Ultra HD – Still A High-End Proposition
After more than a year, can we say that Ultra HD has progressed towards becoming a desktop standard? At this point in time, the answer is no. With most users looking to spend under $400 for a monitor, even the least-expensive 4K models won’t fit the average budget.
At the high end, we still have the IGZO triplets from Asus, Dell and Sharp. They are unchanged from a year ago, which is why today’s review of the PN-K321 is still relevant. Measuring 31.5 inches diagonal, their screen size is the ideal one given the current state of Windows font and icon scaling.
Moving to the opposite end of the pricing spectrum, we have the 28-inch models all based on the same TN panel from Chi Mei Optoelectronics. While their price point is under $500, you give up some off-axis image quality and a precious four inches of diagonal screen size.
In the middle are the 24-inch IPS screens. We’ve seen one from Dell, the UP2414Q, and another is currently in our labs, NEC’s EA244UHD. Both are wide-gamut displays aimed at professional users and cost at least $1000. While they offer great performance, their small size makes Windows a challenge to use.
So even though a little progress has been made with the introduction of $500 28-inch UHD monitors, the ideal product has yet to materialize.

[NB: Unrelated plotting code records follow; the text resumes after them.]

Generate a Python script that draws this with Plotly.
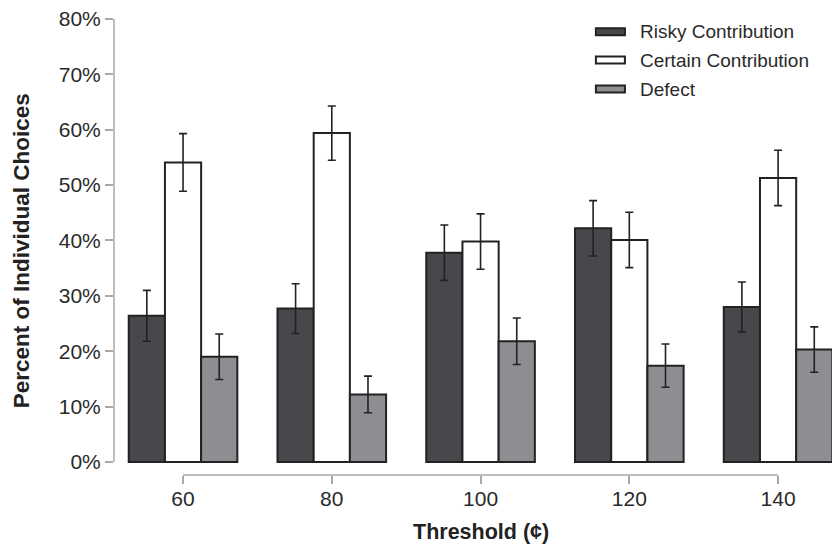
import plotly.graph_objects as go

# ---- data ----
thresholds = [60, 80, 100, 120, 140]
tick_labels = ["60", "80", "100", "120", "140"]
series_names = ["Risky Contribution", "Certain Contribution", "Defect"]
risky = [0.264, 0.277, 0.378, 0.422, 0.280]
risky_err = [0.046, 0.045, 0.050, 0.050, 0.045]
certain = [0.541, 0.594, 0.398, 0.401, 0.513]
certain_err = [0.052, 0.049, 0.050, 0.050, 0.050]
defect = [0.190, 0.122, 0.218, 0.174, 0.203]
defect_err = [0.041, 0.033, 0.042, 0.039, 0.041]
y_ticks = [0, 0.1, 0.2, 0.3, 0.4, 0.5, 0.6, 0.7, 0.8]

# ---- layout geometry ----
W, H = 832, 545
L, T, R, B = 114.3, 19.3, 0, 70
PW = W - L - R
PH = H - T - B

def px_x(px):
    return (px - L) / PW

def px_y(py):
    return (H - B - py) / PH

fills = ["#47484b", "#ffffff", "#8d8e92"]
outline = "#222222"
axis_grey = "#a8a8a8"
font_fam = "Liberation Sans, Arial, Helvetica, sans-serif"

fig = go.Figure()
for name, vals, errs, col in zip(series_names, [risky, certain, defect],
                                 [risky_err, certain_err, defect_err], fills):
    fig.add_trace(go.Bar(
        x=thresholds, y=vals, name=name,
        marker=dict(color=col, line=dict(color=outline, width=2)),
        error_y=dict(type="data", array=errs, visible=True,
                     color=outline, thickness=1.6, width=4),
        showlegend=False,
    ))

shapes = []
# y axis line from 0 to 80%
shapes.append(dict(type="line", xref="paper", yref="y", x0=0, x1=0, y0=0, y1=0.8,
                   line=dict(color=axis_grey, width=1.5)))
# x axis line from first to last threshold
shapes.append(dict(type="line", xref="x", yref="paper", x0=thresholds[0], x1=thresholds[-1],
                   y0=0, y1=0, line=dict(color=axis_grey, width=1.5)))

annotations = []
# manual legend
leg_rows_y = [32.0, 60.3, 89.3]
for name, col, cy in zip(series_names, fills, leg_rows_y):
    shapes.append(dict(type="rect", xref="paper", yref="paper",
                       x0=px_x(596), x1=px_x(625), y0=px_y(cy + 3.5), y1=px_y(cy - 3.5),
                       fillcolor=col, line=dict(color=outline, width=2)))
    annotations.append(dict(text=name, xref="paper", yref="paper",
                            x=px_x(638), y=px_y(cy), xanchor="left", yanchor="middle",
                            showarrow=False,
                            font=dict(family=font_fam, size=19, color="#2a2a2a")))

annotations.append(dict(text="<b>Threshold (¢)</b>", xref="paper", yref="paper",
                        x=px_x(481), y=px_y(531.7), xanchor="center", yanchor="middle",
                        showarrow=False, font=dict(family=font_fam, size=21.5, color="#222")))
annotations.append(dict(text="<b>Percent of Individual Choices</b>", xref="paper", yref="paper",
                        x=px_x(21.7), y=px_y(251), xanchor="center", yanchor="middle",
                        textangle=-90, showarrow=False,
                        font=dict(family=font_fam, size=22.5, color="#222")))

x_per_px = 20 / 148.7
fig.update_layout(
    width=W, height=H,
    margin=dict(l=L, r=R, t=T, b=B, pad=0),
    plot_bgcolor="white", paper_bgcolor="white",
    barmode="group", bargap=0.27, bargroupgap=0.0,
    xaxis=dict(range=[60 - (183.3 - L) * x_per_px, 60 + (W - 183.3) * x_per_px],
               tickmode="array", tickvals=thresholds, ticktext=tick_labels,
               ticks="outside", ticklen=8, tickcolor=axis_grey, tickwidth=1.5,
               ticklabelstandoff=-3,
               showline=False, showgrid=False, zeroline=False,
               tickfont=dict(family=font_fam, size=21, color="#2a2a2a")),
    yaxis=dict(range=[-(13 / 553), 0.8], tickmode="array", tickvals=y_ticks,
               tickformat=".0%", ticks="outside", ticklen=8, tickcolor=axis_grey,
               tickwidth=1.5, showline=False, showgrid=False, zeroline=False,
               tickfont=dict(family=font_fam, size=21, color="#2a2a2a")),
    shapes=shapes, annotations=annotations,
)

fig.write_html("out.html", config={"displayModeBar": False},
               post_script="document.body.style.margin='0';document.body.style.overflow='hidden';")
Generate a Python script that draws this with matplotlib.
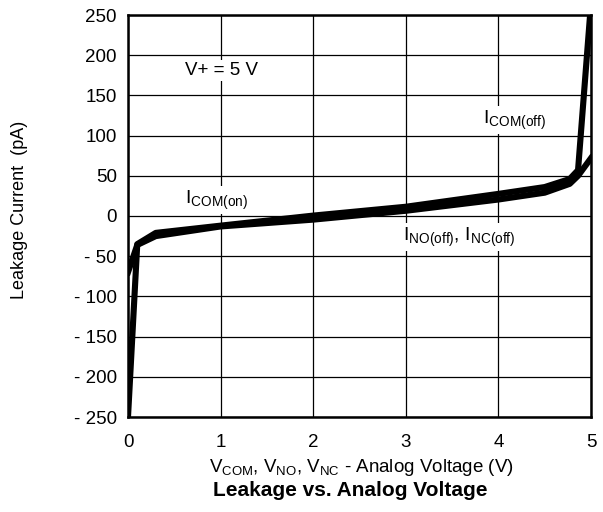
import matplotlib.pyplot as plt

plt.rcParams["font.family"] = ["Liberation Sans", "DejaVu Sans"]

# ICOM(off) branch: from -250 at 0 V, rising steeply to 250 at 5 V
v_com_off = [0.0, 0.1, 0.3, 1.0, 2.0, 3.0, 4.0, 4.5, 4.77, 4.86, 4.99]
i_com_off = [-250, -35, -21, -12, 0.5, 11.5, 27.5, 36, 46, 57, 250]

# INO(off)/INC(off) and ICOM(on) branch
v_no_off = [0.0, 0.1, 0.3, 1.0, 2.0, 3.0, 4.0, 4.5, 4.77, 4.86, 5.0]
i_no_off = [-70, -36, -25, -13, -4.5, 6.5, 20.5, 29, 40, 50, 72]

xticks = [0, 1, 2, 3, 4, 5]
yticks = [-250, -200, -150, -100, -50, 0, 50, 100, 150, 200, 250]
ytick_labels = ["- 250", "- 200", "- 150", "- 100", "- 50", "0",
                "50", "100", "150", "200", "250"]

fig = plt.figure(figsize=(6.03, 5.12), dpi=100)
ax = fig.add_axes([128 / 603, 95 / 512, 463 / 603, 402 / 512])

ax.plot(v_com_off, i_com_off, color="black", lw=4.4, solid_joinstyle="round")
ax.plot(v_no_off, i_no_off, color="black", lw=4.4, solid_joinstyle="round")

ax.set_xlim(0, 5)
ax.set_ylim(-250, 250)
ax.set_xticks(xticks)
ax.set_yticks(yticks)
ax.set_yticklabels(ytick_labels)
ax.tick_params(length=0, labelsize=13.5, pad=8)
ax.tick_params(axis="x", pad=12)
ax.grid(True, color="black", lw=0.9)
ax.set_axisbelow(True)
for s in ax.spines.values():
    s.set_linewidth(1.8)

box = dict(facecolor="white", edgecolor="none", pad=1.5)
ax.text(0.62, 181, "V+ = 5 V", fontsize=13.5, va="center", bbox=box)
ax.text(0.62, 20, r"I$_{\mathregular{COM(on)}}$", fontsize=14,
        va="center", bbox=box)
ax.text(2.97, -26, r"I$_{\mathregular{NO(off)}}$, I$_{\mathregular{NC(off)}}$",
        fontsize=14, va="center", bbox=box)
ax.text(3.83, 119, r"I$_{\mathregular{COM(off)}}$", fontsize=14,
        va="center", bbox=box)

fig.text(361 / 603, 1 - 468 / 512,
         r"V$_{\mathregular{COM}}$, V$_{\mathregular{NO}}$, "
         r"V$_{\mathregular{NC}}$ - Analog Voltage (V)",
         fontsize=13.5, ha="center", va="center")
fig.text(20 / 603, 1 - 210 / 512, "Leakage Current  (pA)", fontsize=13,
         rotation=90, ha="center", va="center")
fig.text(350 / 603, 1 - 491 / 512, "Leakage vs. Analog Voltage",
         fontsize=15, fontweight="bold", ha="center", va="center")

fig.savefig("out.png", dpi=100)
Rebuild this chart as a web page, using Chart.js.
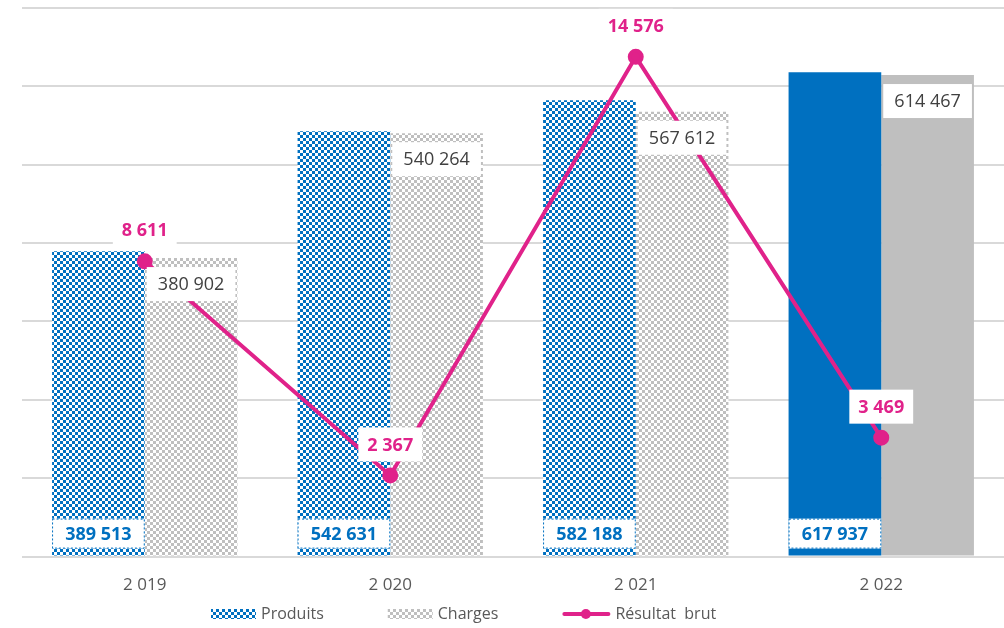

If you simply must have a 4K screen, you have two major considerations: screen size and color gamut.
To make the best use of an eight-megapixel display, the 32-inch format is a must. If you also need the wide gamut, your search begins and ends with Dell's UP3214Q. For those satisfied with sRGB, it comes down to Asus and Sharp.
As we’ve discovered, the two monitors are physically identical right down to their OSDs. Performance-wise, they are neck-and-neck in almost every test. Notable differences are that the Sharp has the upper hand in uncalibrated contrast and 10-percent-greater brightness. That could be a deciding factor for users needing to use the monitor outdoors on location. Asus wins the input lag test by a nose and that could be a deciding factor for gamers looking to play at 4K resolution.
The final comparison is, of course, price. All three IGZO monitors started their lives selling for around $3500. The Asus and Dell screens have dropped to less than $2400, while Sharp maintains a price point just over $3000. That’s a tough variable to overlook, especially when Dell offers the additional attraction of a wide-gamut option.
At this point, we can only speculate that Sharp and its competitors are working on the next-generation Ultra HD displays. They know that market acceptance will only happen when the price comes down. With the steadily dropping cost of high-performance graphics boards, it’s becoming easier to put enough horsepower in a mid-priced gaming rig to drive eight megapixels at decent frame rates.
There’s no question that we like the PN-K321. It performs well and its image is stunning. The jumbo screen makes Windows perfectly usable and we’d have no problem working with it on a daily basis. Our biggest beef is the price. Whether that will fall for this model or a future one remains to be seen. Other than that, we have no reservations about putting this Sharp on our recommended list.